Mas a legislação não é o único desafio: “A dificuldade em responsabilizar criminalmente algumas empresas também passa pelo fato de que o dono da DTVM, por exemplo, está em São Paulo. Ele não compra diretamente. Ele tem um parceiro local para sujar as mãos. Se der errado, ele vai dizer que não sabia”, disse o procurador da República no Pará Paulo de Tarso, em entrevista à Repórter Brasil em 2021.
Para o pesquisador que estuda o garimpo na Amazônia, que pediu para não se identificar, é “inequívoco” o papel das DTVMs no esquema ilegal de garimpo na Amazônia, mas a presunção de boa-fé respaldada pela lei “lava as mãos dessas empresas”.
“Muitas transações ainda são feitas com formulários e notas fiscais em papel, a exemplo do ouro vendido pelos garimpeiros às DTVMs”, resume o Instituto Escolhas no relatório “Blockchain, rastreabilidade e monitoramento para o ouro brasileiro”.
Uma das evidências dessa dificuldade de responsabilizar os compradores está na Justiça Federal de Roraima. Após três grandes operações de combate ao garimpo realizadas em 2012, 2017 e 2019, cerca de 90 pessoas foram denunciadas pelo Ministério Público Federal. Somente dois acusados, pessoas físicas, tinham ligação com as DTVMs – as empresas em si passaram incólumes em Roraima, ainda que sejam processadas no Pará.

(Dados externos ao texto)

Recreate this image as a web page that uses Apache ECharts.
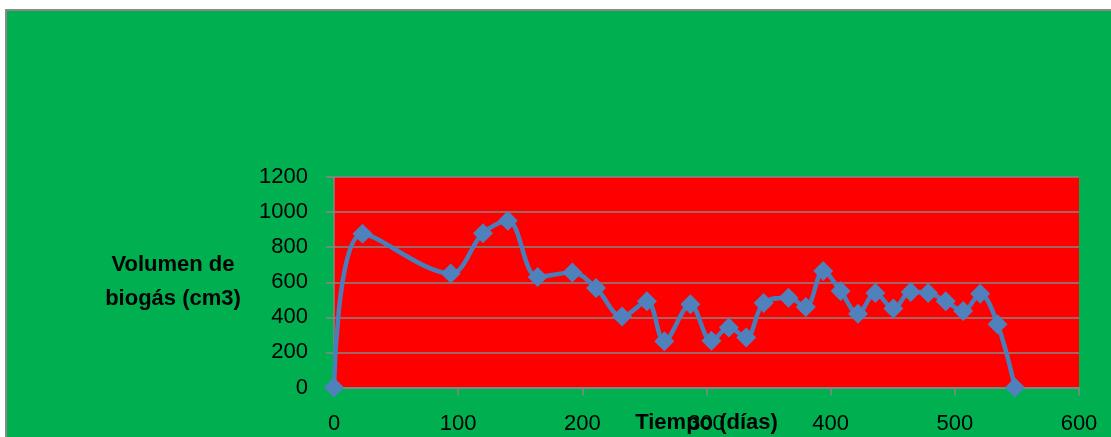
<!DOCTYPE html>
<html>
<head>
<meta charset="utf-8">
<script src="https://cdn.jsdelivr.net/npm/echarts@6/dist/echarts.min.js"></script>
<style>
html,body{margin:0;padding:0;background:#ffffff;}
#chart{width:1111px;height:437px;}
</style>
</head>
<body>
<div id="chart"></div>
<script>
// Tiempo (días)
const dias = [0, 23, 94, 120, 140, 164, 192, 211, 232, 252, 266, 287, 304, 318, 332, 346, 366, 380, 394, 408, 422, 436, 450.5, 464.5, 478.5, 492.7, 506.7, 520.4, 534.4, 548.4];
// Volumen de biogás (cm3)
const volumen = [0, 876, 650, 880, 950, 630, 655, 567, 405, 491, 264, 474, 266, 342, 285, 482, 512, 459, 664, 550, 420, 539, 450, 544, 539, 491, 436, 535, 361, 0];
const yTicks = [0, 200, 400, 600, 800, 1000, 1200];
const xTicks = [0, 100, 200, 300, 400, 500, 600];

const points = dias.map((d, i) => [d, volumen[i]]);
const FONT = '"Liberation Sans", Arial, sans-serif';

const chart = echarts.init(document.getElementById('chart'), null, {renderer: 'canvas'});
chart.setOption({
  animation: false,
  backgroundColor: '#ffffff',
  graphic: [{
    type: 'rect',
    z: -10,
    shape: {x: 6, y: 10, width: 1120, height: 440},
    style: {fill: '#00B050', stroke: '#898989', lineWidth: 2}
  }],
  grid: {
    left: 334, right: 32, top: 177, bottom: 49.5,
    outerBoundsMode: 'none',
    containLabel: false,
    show: true, backgroundColor: '#FF0000', borderWidth: 0
  },
  xAxis: {
    type: 'value',
    min: xTicks[0], max: xTicks[xTicks.length - 1], interval: 100,
    name: 'Tiempo (días)',
    nameLocation: 'middle',
    nameGap: 24,
    nameMoveOverlap: false,
    nameTextStyle: {fontFamily: FONT, fontSize: 22, fontWeight: 'bold', color: '#000'},
    axisLine: {show: true, lineStyle: {color: '#868686', width: 1.5}},
    axisTick: {show: true, length: 8, lineStyle: {color: '#868686', width: 1.5}},
    axisLabel: {fontFamily: FONT, fontSize: 22, color: '#000', margin: 25, formatter: v => String(v)},
    splitLine: {show: false}
  },
  yAxis: {
    type: 'value',
    min: yTicks[0], max: yTicks[yTicks.length - 1], interval: 200,
    name: 'Volumen de\nbiogás (cm3)',
    nameLocation: 'middle',
    nameRotate: 0,
    nameGap: 161,
    nameMoveOverlap: false,
    nameTextStyle: {fontFamily: FONT, fontSize: 22, fontWeight: 'bold', color: '#000', align: 'center', verticalAlign: 'middle', lineHeight: 34, padding: [16, 0, 0, 0]},
    axisLine: {show: true, lineStyle: {color: '#868686', width: 1.5}},
    axisTick: {show: true, length: 8, lineStyle: {color: '#868686', width: 1.5}},
    axisLabel: {fontFamily: FONT, fontSize: 22, color: '#000', margin: 26, formatter: v => String(v)},
    splitLine: {show: true, lineStyle: {color: '#868686', width: 1.5}}
  },
  series: [{
    type: 'line',
    data: points,
    smooth: 0.35,
    symbol: 'diamond',
    symbolSize: 20,
    lineStyle: {color: '#4A7EBB', width: 4.5},
    itemStyle: {color: '#4F81BD'},
    z: 5
  }]
});
</script>
</body>
</html>
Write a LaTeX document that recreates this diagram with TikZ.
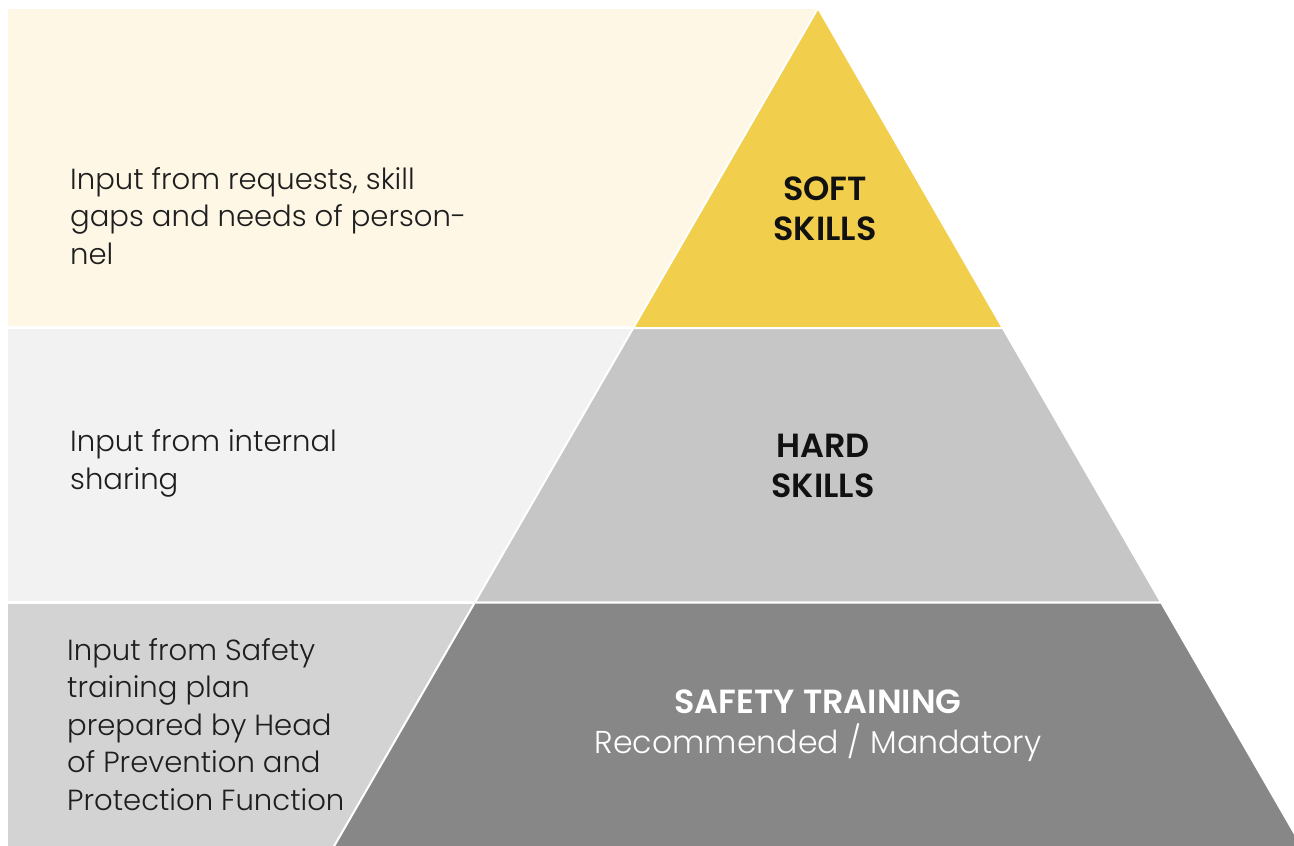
\documentclass[tikz,border=0pt]{standalone}
\usepackage{fontspec}
\setmainfont{Poppins}
\newfontfamily\lightfont{Poppins Light}
\newfontfamily\semifont{Poppins SemiBold}
\definecolor{creamband}{HTML}{FEF7E6}
\definecolor{softfill}{HTML}{F1CF4C}
\definecolor{lightpanel}{HTML}{F2F2F2}
\definecolor{hardfill}{HTML}{C6C6C6}
\definecolor{midpanel}{HTML}{D3D3D3}
\definecolor{safetyfill}{HTML}{878787}
\definecolor{bodytext}{HTML}{1E1E1E}
\definecolor{titletext}{HTML}{111111}
\begin{document}
\begin{tikzpicture}[x=1pt,y=-1pt,
  level/.style={draw=white, line width=2pt, line join=miter},
  bodytxt/.style={anchor=base west, inner sep=0pt, align=left,
    font=\lightfont\fontsize{29.1}{37.5}\selectfont, text=bodytext},
  titletxt/.style={anchor=base, inner sep=0pt, align=center,
    font=\semifont\fontsize{33.5}{40}\selectfont, text=titletext}]
\useasboundingbox (0,0) rectangle (1294,846);
\clip (0,0) rectangle (1294,846);

% background panels behind the pyramid
\fill[creamband]  (8,9)   rectangle (818,326);
\fill[lightpanel] (8,329) rectangle (818,601);
\fill[midpanel]   (8,604) rectangle (818,846);

% pyramid levels (sides at 30 degrees from the vertical, apex at x=818)
\filldraw[level, fill=softfill]   (818,8) -- (1002.8,328) -- (633.2,328) -- cycle;
\filldraw[level, fill=hardfill]   (633.2,328) -- (1002.8,328) -- (1161.2,602.5) -- (474.8,602.5) -- cycle;
\filldraw[level, fill=safetyfill] (474.8,602.5) -- (1161.2,602.5) -- (1320,877.5) -- (316,877.5) -- cycle;

% level titles (anchored on the baseline of their last line)
\node[titletxt] (soft) at (825,240) {SOFT\\SKILLS};
\node[titletxt] (hard) at (823,497) {HARD\\SKILLS};
\node[titletxt, text=white] (safety) at (818,753)
  {SAFETY TRAINING\\{\lightfont\fontsize{31.6}{40}\selectfont Recommended / Mandatory}};

% inputs feeding each level (anchored on the baseline of their last line)
\node[bodytxt] (insoft) at (70,264)
  {Input from requests, skill\\gaps and needs of person-\\nel};
\node[bodytxt] (inhard) at (70,489)
  {Input from internal\\sharing};
\node[bodytxt] (insafety) at (67,810)
  {Input from Safety\\training plan\\prepared by Head\\of Prevention and\\Protection Function};
\end{tikzpicture}
\end{document}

Diretor-executivo do Instituto Escolhas, Sérgio Leitão defende uma apuração rigorosa sobre as DTVMs pois, além das suspeitas de lavagem de dinheiro, essas empresas e seus executivos possuem “elos” com o restante da cadeia de ouro. “O sujeito é dono de uma DTVM ligada a uma pessoa que é permissionária de lavra garimpeira e que, ao mesmo tempo, é ligada a uma cooperativa de garimpeiro. Aí, ele tem uma refinaria, ele tem uma empresa de aeronave.”
Enquanto empresários enriquecem e atuam livremente na Amazônia, crianças da etnia Yanomami enfrentam uma tragédia sanitária e de violação de direitos humanos . A região parece ter regredido 30 anos nos últimos quatro.